Intifada e Kefiah: Leila Khaled e il diritto a lottare per l’esistenza del proprio popolo.
“Che belle rose, avranno sicuramente un buon profumo”. Una frase sdolcinata, un pensiero forse poco originale, di quelli, per intenderci, presenti nei più comuni bigliettini d’auguri. Parole semplici, versi sensibili, pronunciati da uno dei più famigerati dirottatori della storia. Già, perché Salim Issaoui aveva steso decine di uomini sul ring. Lui, ex pugile, il naso se l’era rotto combattendo prima di tutto per passione, successivamente per principio. Troppo grande il carisma di Cassius Clay, troppo lo scalpore causato da quella scelta radicale. Quel nome occidentale non gli apparteneva, meglio schierarsi con i più deboli, meglio sentirsi leggenda facendoti chiamare Mohammed Alì.

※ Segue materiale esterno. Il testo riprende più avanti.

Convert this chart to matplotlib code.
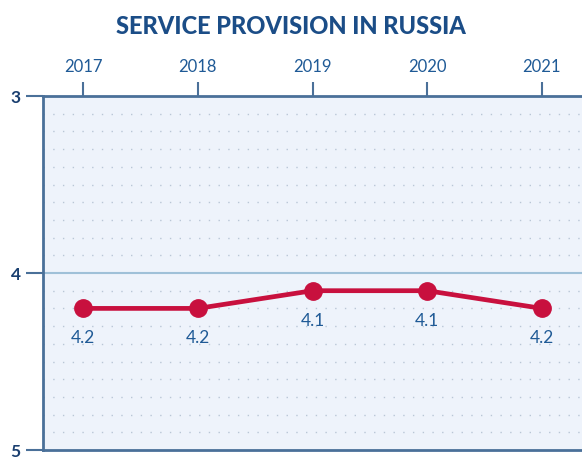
import matplotlib
matplotlib.use("Agg")
import matplotlib.pyplot as plt
import numpy as np

years = [2017, 2018, 2019, 2020, 2021]
values = [4.2, 4.2, 4.1, 4.1, 4.2]
labels = ["4.2", "4.2", "4.1", "4.1", "4.2"]
title = "SERVICE PROVISION IN RUSSIA"

plt.rcParams['font.family'] = ['Lato', 'DejaVu Sans']

fig = plt.figure(figsize=(5.82, 4.60), dpi=100)
ax = fig.add_axes([43/582, 9/460, 1 - 43/582 + 0.002, (451-97)/460])
ax.set_facecolor('#eef3fb')

spine_c = '#4a7099'
text_c = '#1f5a96'

ax.set_xlim(2016.65, 2021.36)
ax.set_ylim(5, 3)

# dotted minor grid
for yv in np.arange(3.1, 5.0, 0.1):
    if abs(yv - 4) < 1e-6:
        continue
    ax.axhline(yv, color='#b9c6d6', lw=1.0, ls=(0, (1, 6)), zorder=1)
ax.axhline(4, color='#9fc0d8', lw=1.5, zorder=1)

ax.plot(years, values, color='#c8103e', lw=3.4, marker='o', ms=12.5, zorder=3)
for x, y, t in zip(years, values, labels):
    ax.annotate(t, (x, y), xytext=(0, -29), textcoords='offset pixels',
                ha='center', va='center', fontsize=12.5, color=text_c)

ax.xaxis.tick_top()
ax.set_xticks(years)
ax.set_xticklabels([str(y) for y in years])
ax.set_yticks([3, 4, 5])
ax.set_yticklabels(['3', '4', '5'])
ax.tick_params(axis='x', top=True, bottom=False, length=10, width=1.5, color=spine_c,
               labelsize=12, labelcolor=text_c, pad=6, direction='out')
ax.tick_params(axis='y', left=True, length=12, width=1.5, color=spine_c,
               labelsize=12.5, labelcolor='#1a3f70', pad=4, direction='out')
for lbl in ax.get_yticklabels():
    lbl.set_fontweight('bold')

for s in ['top', 'left', 'bottom']:
    ax.spines[s].set_color(spine_c)
    ax.spines[s].set_linewidth(2)
ax.spines['right'].set_visible(False)

fig.text(0.5, 1 - 27/460, title, ha='center', va='center', fontsize=17,
         fontweight='black', color='#1b4d87')

fig.savefig('out.png', dpi=100, facecolor='white')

Issaoui doveva dimostrare a tutti la potenza dei suoi muscoli, l’olfatto lo aveva abbandonato ma il suo cuore pulsava di giustizia da perseguire ad ogni costo. Così, nel luglio del ’69, affidò la sua vita nelle mani di una grande donna, Leila Khaled.
Membro del Fronte Popolare per la Liberazione della Palestina, oggi la Khaled è tra le più stimate personalità politiche del Medio Oriente, nonché esponente di spicco nel Consiglio Legislativo Palestinese. Nota per aver preso parte, proprio con Issaoui, al dirottamento del volo TWA 840, Leila Khaled ha contribuito, con un attivismo senza precedenti, alla ostinata ricerca di libertà per la sua gente. I piani machiavellici da lei architettati viaggiavano sulla sottile linea di seta del concetto secondo cui il fine giustifica i mezzi. L’avidità de ‘’Il Principe’’ lascia qui spazio all’imposizione di una propria identità, il dovere di sbraitare per ottenere il diritto alla felicità. L’Intifada, un sottile filo di seta, dicevamo. Un copricapo della tradizione araba, la Kefiah, diffusa in ambienti agricoli e diventata, negli anni Trenta, simbolo del patriottismo palestinese, in contrapposizione al Fez utilizzato nelle aree urbane. Leila Khaled, prima ancora di Arafat, ne aveva capito l’importanza. La indossava perché in essa rivedeva le aspre lotte a difesa delle proprie radici, un volto che doveva nascondere i segni di azioni equivoche, stigmatizzate e mal interpretate dal capitalismo occidentale. Gli interventi chirurgici a cui si sottopose non la privarono solo di mistica consapevolezza, la deturparono di quella grazia femminile che Dio ha infuso nello spirito del gentil sesso che reclama l’uguaglianza rispetto agli uomini nella lotta armata palestinese.
A partire dallo scoppio della Prima Intifada e dall’opposizione di Hamas all’OLP nei territori palestinesi, la kefiah delineava, per conformazione ed associazioni cromatiche, i diversi schieramenti politici dell’individuo. La Kefiah rossa, in particolare, rimanda alle più resistenti ideologie marxiste, movimenti di massa vicini alle usanze dei beduini nomadi che abitano le steppe del Vecchio Oriente.
Violare il protocollo del conflitto e assicurarsi un domani di unità e prosperosa condivisione, per rinascere tutti insieme sotto la stella di David, sei punte da cui ricominciare abbattendo i confini di sentieri lastricati di vergogna ed orgoglio. Questo deve spingerci ad andare oltre, continuare a camminare non facendo caso né alle pietre che feriscono i nostri piedi né alle lancinanti spine che sfiancano le nostre speranze. Spine di sofferenza, di un’assetata verità che odora di fede, spine da coprire sullo stelo di una rosa che va fatta rifiorire.